You can almost always sense Beethoven struggling to break the bonds of convention, to stretch himself into uncharted expressive territory whenever - and however - his works are played. But on period instruments, that struggle gets more palpable. When, for example, Edmund Battersby tackled the Waldstein Sonata on a handsome reproduction (by Maine-based R. J. Regier) of a Graf fortepiano, circa 1830, you could feel Beethoven thinking literally outside the box.
On a fortepiano, you really feel Beethoven's daring, the strain to get sonic force out of a beautifully proportioned, wooden-framed casing. You also hear a range of tone coloring, especially on the soft end of the spectrum, that a grand piano cannot duplicate.
Battersby delivered a propulsive, thoughtful account of the sonata; a few blurred edges in the articulation proved insignificant. He also provided vivid support for his colleagues elsewhere in the program. The Archduke Trio, with violinist Ivan Stefanovic and cellist Allen Whear (Pro Musica Rara's new artistic director), emerged with abundant character. The string players had some trouble with intonation, a common problem when period instruments are employed, but phrasing was always sensitive to the score's poetic and aristocratic elements.
Stefanovic, Whear and Battersby also turned in a charming account of a gentle, single-movement Trio in B-flat. Whear and Battersby made an expressive pairing for the A major Cello Sonata, especially in the skittery scherzo.

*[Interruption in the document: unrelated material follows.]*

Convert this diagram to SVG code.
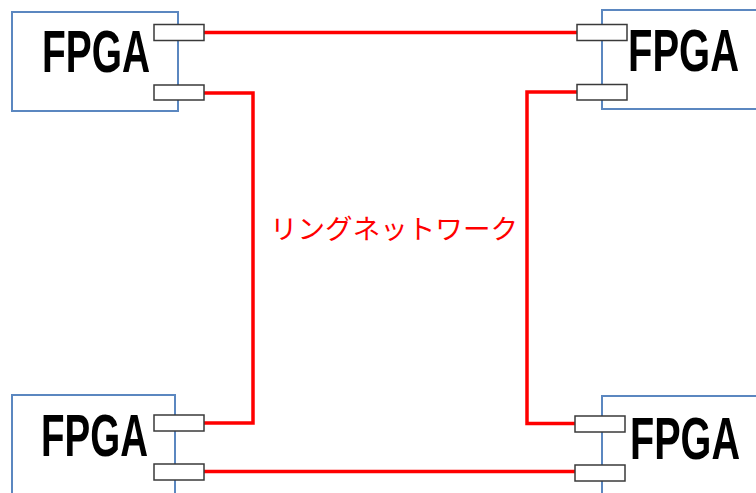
<svg xmlns="http://www.w3.org/2000/svg" width="756" height="493" viewBox="0 0 756 493">
<style>
.box{fill:#fff;stroke:#5b87c0;stroke-width:2}
.port{fill:#fff;stroke:#3a3a3a;stroke-width:1.5}
.lbl{font-family:"Liberation Sans","Noto Sans",sans-serif;font-weight:bold;font-size:60px;fill:#000}
.wire{fill:none;stroke:#ff0000;stroke-width:3.5}
.ring{font-family:"Noto Sans CJK JP","Noto Sans",sans-serif;font-size:27px;fill:#ff0000}
</style>
<rect width="756" height="493" fill="#fff"/>
<g id="connectors">
<path class="wire" d="M204 32.5H577"/>
<path class="wire" d="M204 93H253V423H204"/>
<path class="wire" d="M577 92H527V423.5H575"/>
<path class="wire" d="M204 471.5H575"/>
</g>
<g id="fpga-tl">
<rect class="box" x="12" y="12" width="166" height="99"/>
<text class="lbl" transform="translate(42,72) scale(0.648,1)">FPGA</text>
<rect class="port" x="154" y="24.5" width="50" height="16"/>
<rect class="port" x="154" y="85" width="50" height="15"/>
</g>
<g id="fpga-tr">
<rect class="box" x="602" y="10" width="156" height="99"/>
<text class="lbl" transform="translate(628,71) scale(0.666,1)">FPGA</text>
<rect class="port" x="577" y="24.5" width="50" height="16"/>
<rect class="port" x="577" y="84.5" width="50" height="15.5"/>
</g>
<g id="fpga-bl">
<rect class="box" x="12" y="395" width="163" height="100"/>
<text class="lbl" transform="translate(41,456) scale(0.642,1)">FPGA</text>
<rect class="port" x="154" y="415" width="50" height="16"/>
<rect class="port" x="154" y="464" width="50" height="16"/>
</g>
<g id="fpga-br">
<rect class="box" x="602" y="396" width="156" height="99"/>
<text class="lbl" transform="translate(630,459) scale(0.66,1)">FPGA</text>
<rect class="port" x="575" y="416" width="50" height="16"/>
<rect class="port" x="575" y="465" width="50" height="16"/>
</g>
<g id="label">
<text class="ring" x="394" y="239" text-anchor="middle" textLength="248" lengthAdjust="spacingAndGlyphs">リングネットワーク</text>
</g>
</svg>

The intimate, wood-beamed Towson Presbyterian Church is a visually fitting new venue for the ensemble, which had been using the Baltimore Museum of Art. But I wasn't entirely won over by the acoustics, which were on the dry side. A persistent fan noise didn't help. Still, the main thing is that the organization, which is facing "a very precarious situation" financially (in Whear's words to the audience), remains in the invaluable business of opening ears to the days and ways of old.
Last week's concerts included a memorable one at the Peabody Institute by the Aspen Ensemble, the first group to bear the name of one of America's most venerable enterprises, the Aspen Music Festival in Colorado. All the members are on the Aspen faculty.
The makeup of this quintet - flute, piano, violin, viola and cello - provides for interesting programming choices. For this occasion, on Wednesday, that meant two pieces with the flute at the center, one with strings alone, and one with keyboard and strings. The latter, Faure's surging Piano Quartet, inspired a taut, gripping performance by violinist David Perry, violist Victoria Chiang, cellist Michael Mermagen and pianist Rita Sloan (whose playing was especially warm and colorful).
Perry, Chiang and Mermagen tapped remarkable lyrical strengths in Beethoven's G major String Trio, Op. 9, No. 1, and tore into its finale with great panache. Flutist Nadine Asin wasn't terribly convincing as a jazzy stylist in David Schiff's After Hours (neither was Sloan), but she was all limpid-toned elegance for Mozart's Flute Quartet, with admirable supple partnering from the string players.